定期テスト対策や大学共通試験対策なら、①②だけで十分です。

論述・記述式問題対策や、歴史の深いところを知りたいのであれば、ここを思考してください。

ここに書いたものはあくまで参考程度にし、自力で(基礎的な知識が前提ですが)やるといっそう力がつきます。

東 南 内 国際 港市

*「東」とくれば、西。「南」とくれば、北。

方角言葉が、思考を最も容易に広げてくれます。

東南アジアは、東(中国・日本・アメリカ)西(インド・西アジア・アフリカ・ヨーロッパ)南(オーストラリア)北(中国があるが、山地に阻まれる)全ての方角を連想できるというまさに国際交流・貿易の重要地域です。
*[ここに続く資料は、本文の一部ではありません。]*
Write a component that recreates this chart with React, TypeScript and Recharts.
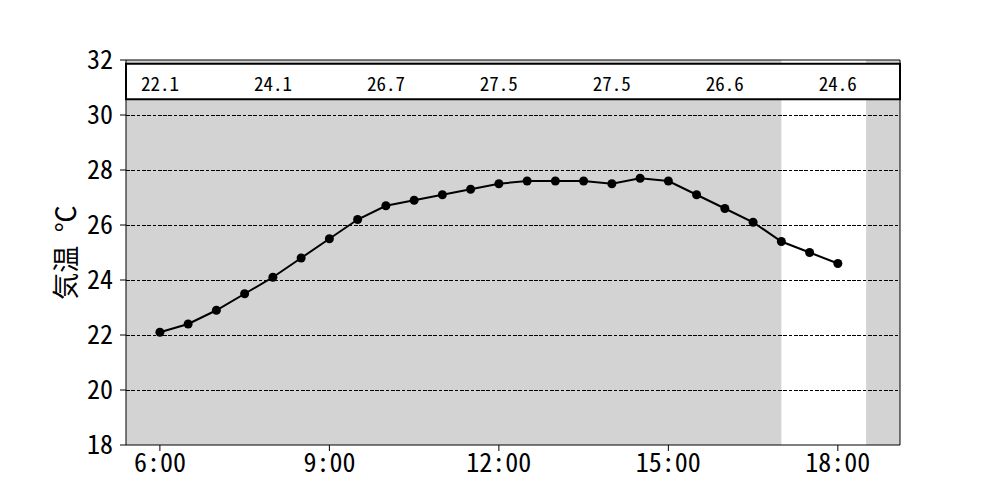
import {
  ComposedChart,
  Line,
  Scatter,
  XAxis,
  YAxis,
  ReferenceArea,
  ReferenceLine,
} from 'recharts';

// Half-hourly readings, 6:00 - 18:00
const hours = [
  6, 6.5, 7, 7.5, 8, 8.5, 9, 9.5, 10, 10.5, 11, 11.5, 12, 12.5, 13, 13.5, 14, 14.5, 15, 15.5, 16,
  16.5, 17, 17.5, 18,
];
const temps = [
  22.1, 22.4, 22.9, 23.5, 24.1, 24.8, 25.5, 26.2, 26.7, 26.9, 27.1, 27.3, 27.5, 27.6, 27.6, 27.6,
  27.5, 27.7, 27.6, 27.1, 26.6, 26.1, 25.4, 25.0, 24.6,
];

// values printed in the strip at the top
const labelHours = [6, 8, 10, 12, 14, 16, 18];
const labelValues = ['22.1', '24.1', '26.7', '27.5', '27.5', '26.6', '24.6'];

const xTicks = [6, 9, 12, 15, 18];
const yTicks = [18, 20, 22, 24, 26, 28, 30, 32];
const gridLines = [20, 22, 24, 26, 28, 30];

const X_MIN = 5.4;
const X_MAX = 19.1;
const FONT = '"Noto Sans Mono CJK JP", "Noto Sans CJK JP", "DejaVu Sans Mono", monospace';

const series = hours.map((t, i) => ({ t, temp: temps[i] }));
const stripData = labelHours.map((t, i) => ({ t, temp: 31.2, label: labelValues[i] }));

const StripLabel = (props: any) => (
  <text
    x={props.cx}
    y={props.cy}
    textAnchor="middle"
    dominantBaseline="central"
    fontFamily={FONT}
    fontSize={19}
    fill="#000"
  >
    {props.payload.label}
  </text>
);

export default function App() {
  return (
    <div style={{ position: 'absolute', left: 0, top: 0, background: '#fff' }}>
      <ComposedChart
        width={1000}
        height={500}
        data={series}
        margin={{ top: 60, right: 100, bottom: 0, left: 0 }}
      >
        <XAxis
          dataKey="t"
          type="number"
          domain={[X_MIN, X_MAX]}
          ticks={xTicks}
          tickFormatter={(h) => `${h}:00`}
          allowDataOverflow
          height={55}
          stroke="#000"
          tickSize={6}
          tickMargin={3}
          tick={{ fill: '#000', fontSize: 26, fontFamily: FONT }}
        />
        <YAxis
          type="number"
          domain={[18, 32]}
          ticks={yTicks}
          allowDataOverflow
          width={126}
          stroke="#000"
          tickSize={6}
          tickMargin={7}
          tick={{ fill: '#000', fontSize: 26, fontFamily: FONT }}
          label={{
            value: '気温 ℃',
            angle: -90,
            position: 'insideLeft',
            offset: 66,
            style: { fontSize: 27, fontFamily: FONT, fill: '#000', textAnchor: 'middle' },
          }}
        />
        <ReferenceArea x1={X_MIN} x2={17} y1={18} y2={32} fill="#d3d3d3" fillOpacity={1} stroke="none" />
        <ReferenceArea x1={18.5} x2={X_MAX} y1={18} y2={32} fill="#d3d3d3" fillOpacity={1} stroke="none" />
        {gridLines.map((v) => (
          <ReferenceLine
            key={v}
            y={v}
            stroke="#000"
            strokeWidth={1}
            strokeDasharray="3.7 1.6"
            shapeRendering="crispEdges"
          />
        ))}
        <ReferenceArea
          x1={X_MIN}
          x2={X_MAX}
          y1={30.57}
          y2={31.86}
          fill="#fff"
          fillOpacity={1}
          stroke="#000"
          strokeWidth={2}
        />
        <ReferenceLine y={32} stroke="#000" strokeWidth={1} />
        <ReferenceLine x={X_MAX} stroke="#000" strokeWidth={1} />
        <Line
          dataKey="temp"
          stroke="#000"
          strokeWidth={2}
          dot={{ r: 4.5, fill: '#000', stroke: '#000', strokeWidth: 0 }}
          activeDot={false}
          isAnimationActive={false}
        />
        <Scatter data={stripData} dataKey="temp" shape={StripLabel} isAnimationActive={false} />
      </ComposedChart>
    </div>
  );
}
それは、現在も同様です。

現代の中国がこの地域を支配しようと意図しているのも、そういう理由です。

日本にとっては、西アジアやアフリカから原油や鉱産物を運んでくる船の通り道です。

ここをもし一国が支配し公海をなくすか狭めようものなら、日本経済は大きく損なわれてしまうことでしょう。

*「内」

域内貿易と域外貿易(ヨーロッパとの)の比重が、前者に傾いているのがこの16世紀の情勢です。

これがやがて、後者が増えてきます。

そして後者がメインになるのが、18世紀以降になります。東南アジアの列強諸国による植民地化が進みます。

*「国際」

とくれば、東南アジアの諸国の「国内」はどうなっているのでしょうか?

これは、前のイスラーム3帝国と同様で、外国人が行き交い貿易・商業活動が盛んなのはあくまで首都と港市周辺に限られます。

それらから一歩中に入ると、そこは当時のヨーロッパ諸国と同様、人は一生村やその近隣から出ることのない状態の、農村でした。

しかも、海外に輸出する産物を強制的に作らされているという状態でした。

国家が繁栄しているといっても、国家の中の誰が利益を享受しているのかよくよく見極めなければいけません。

*「港市」

これも前の「国際」と同様で、外国からくる商人や国家使節にアピールするため見栄えばかり(つまり中身がない)を強調することになります。

 

戦国時代の日本の港市・堺が有名ですが、その堺にある建物は現代にいたるまで海岸線と平行になるように作られています。

堺付近の海岸線は北東方向から南西方向に伸びているのですが、堺の町割り道路はすべてこの海岸線に平行に作られ、建物もそれに倣いました。

結果として、海外から船で堺を訪れた商人や使節は整然ときれいに並んだ建物群に感激し、財布のひもが緩くなりました(笑)。

ちなみに大仙古墳(仁徳天皇陵)も、海岸線に沿って造られています。